Hoy se celebra el sorteo de la lotería de Navidad y, aunque apostaría por que ninguno de mis boletos va a estar entre los premiados, reconozco que he terminado acumulando unos cuantos durante estos últimos meses. Una cosa curiosa de este sorteo, probablemente el más popular de los que tenemos alrededor, es que su éxito radica en un sentimiento tan común como poderoso: la envidia. Sí, los anuncios con los que nos bombardean para que, ya desde el mes de agosto, empecemos a comprar lotería nos hablan de la ilusión de compartirlo, pero si cada año alcanza cifras récord de ventas es realmente por el miedo que tenemos a que le toque a al de al lado y a nosotros no. Y mira si es poderosa la envidia que, objetivamente, sabes que la probabilidad de que te toque es exactamente la misma que tiene tu cuñado de que le toque a él, pero no te decides a comprar el boleto hasta que lo hace y se apodera de ti el miedo a que aparezca en el Teleberri celebrándolo con una botella de champán mientras tú no puedes dejar de maldecir el momento en el que pensaste que era mejor gastarte esos veinte euros en alguna que otra cosa que ahora ni siquiera recuerdas. Bueno, la probabilidad es la misma siempre que tú o tu cuñado no seáis alcaldes de alguna localidad de la costa mediterránea bien relacionados con algún empresario de la construcción, en cuyo caso las opciones de resultar premiado se disparan hasta el punto de que te pueda tocar el “gordo” dos o tres veces por mandato.

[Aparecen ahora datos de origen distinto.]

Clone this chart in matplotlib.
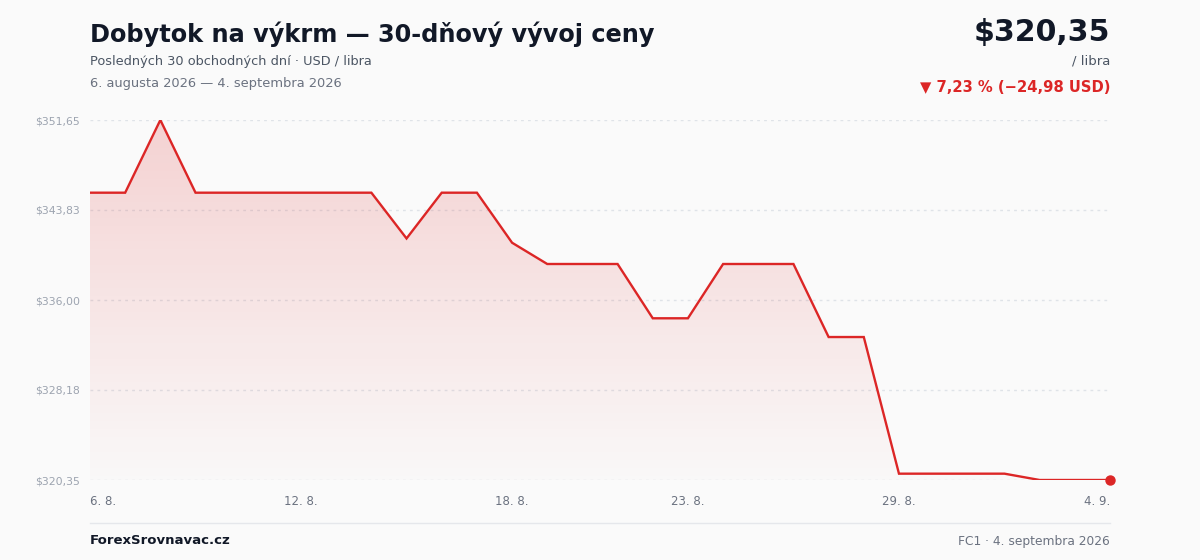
import numpy as np
import matplotlib.pyplot as plt
from matplotlib.colors import LinearSegmentedColormap
from matplotlib.patches import Polygon

# data: daily prices, 6. 8. 2026 -> 4. 9. 2026 (30 calendar days)
prices = [345.33, 345.33, 351.65, 345.33, 345.33, 345.33, 345.33, 345.33, 345.33, 341.35,
          345.33, 345.33, 340.98, 339.13, 339.13, 339.13, 334.41, 334.41, 339.13, 339.13,
          339.13, 332.78, 332.78, 320.90, 320.90, 320.90, 320.90, 320.35, 320.35, 320.35]
tick_idx = [0, 6, 12, 17, 23, 29]
tick_labels = ["6. 8.", "12. 8.", "18. 8.", "23. 8.", "29. 8.", "4. 9."]
y_ticks = [320.35, 328.18, 336.00, 343.83, 351.65]

title = "Dobytok na výkrm — 30-dňový vývoj ceny"
subtitle = "Posledných 30 obchodných dní · USD / libra"
date_range = "6. augusta 2026 — 4. septembra 2026"
last_price = "$320,35"
unit = "/ libra"
change = "▼ 7,23 % (−24,98 USD)"
brand = "ForexSrovnavac.cz"
footnote = "FC1 · 4. septembra 2026"

RED = "#dc2626"
BG = "#fafafa"
W, H = 1200, 560

plt.rcParams['font.family'] = ['DejaVu Sans']

fig = plt.figure(figsize=(12, 5.6), dpi=100, facecolor=BG)
ax = fig.add_axes([90 / W, (H - 480) / H, 1020 / W, 360 / H])
ax.set_facecolor(BG)

x = np.arange(len(prices))
ymin, ymax = min(y_ticks), max(y_ticks)
ax.set_xlim(0, len(prices) - 1)
ax.set_ylim(ymin, ymax)

# gradient fill under the line
cmap = LinearSegmentedColormap.from_list("fade", [(0.863, 0.149, 0.149, 0.01), (0.863, 0.149, 0.149, 0.19)])
grad = np.linspace(0, 1, 256).reshape(-1, 1)
im = ax.imshow(grad, extent=[0, len(prices) - 1, ymin, ymax], origin='lower',
               aspect='auto', cmap=cmap, zorder=1)
verts = [(0, ymin)] + list(zip(x, prices)) + [(len(prices) - 1, ymin)]
poly = Polygon(verts, closed=True, facecolor='none', edgecolor='none')
ax.add_patch(poly)
im.set_clip_path(poly)

for yv in y_ticks:
    ax.axhline(yv, color="#dfe3e8", lw=1, ls=(0, (2, 3)), zorder=0)

ax.plot(x, prices, color=RED, lw=1.7, zorder=3, solid_joinstyle='miter')
ax.plot(x[-1], prices[-1], 'o', color=RED, ms=6.5, zorder=4, clip_on=False)

for s in ax.spines.values():
    s.set_visible(False)

ax.set_yticks(y_ticks)
ax.set_yticklabels(["$" + f"{v:.2f}".replace(".", ",") for v in y_ticks])
ax.tick_params(axis='y', length=0, pad=7, labelsize=7.8, labelcolor="#9ca3af")
ax.set_xticks(tick_idx)
ax.set_xticklabels(tick_labels)
ax.tick_params(axis='x', length=0, pad=11, labelsize=8.5, labelcolor="#6b7280")
xt = ax.get_xticklabels()
xt[0].set_ha('left')
xt[-1].set_ha('right')

# header
fig.text(90 / W, 1 - 34 / H, title, fontsize=17.3, fontweight='bold', color="#111827", va='center')
fig.text(90 / W, 1 - 61 / H, subtitle, fontsize=9.3, color="#4b5563", va='center')
fig.text(90 / W, 1 - 84 / H, date_range, fontsize=9.4, color="#6b7280", va='center')
fig.text(1110 / W, 1 - 33 / H, last_price, fontsize=21.6, fontweight='bold', color="#111827",
         va='center', ha='right')
fig.text(1110 / W, 1 - 61 / H, unit, fontsize=9.5, color="#4b5563", va='center', ha='right')
fig.text(1110 / W, 1 - 87 / H, change, fontsize=10.6, fontweight='bold', color=RED,
         va='center', ha='right')

# footer
fig.add_artist(plt.Line2D([90 / W, 1110 / W], [1 - 523 / H, 1 - 523 / H], color="#e5e7eb", lw=1))
fig.text(90 / W, 1 - 541 / H, brand, fontsize=9.5, fontweight='bold', color="#111827", va='center')
fig.text(1110 / W, 1 - 541 / H, footnote, fontsize=8.8, color="#6b7280", va='center', ha='right')

fig.savefig("out.png", dpi=100, facecolor=BG)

Digo esto para que seamos conscientes de que la lotería nos dice más de lo que creemos sobre cómo funciona el comportamiento humano. Y ahora que se acercan periodos electorales y habrá a quien le toque analizar cómo sienten y en base a qué criterios responden los ciudadanos, seguro que a alguno le vendrá bien conocer que la envidia, muchas veces, pesa más que la ilusión. No sé si esto lo habrá reflejado alguna encuesta, lo que sé es que, salvo que mañana me lleve una agradable sorpresa, a mí me ha salido demasiado caro.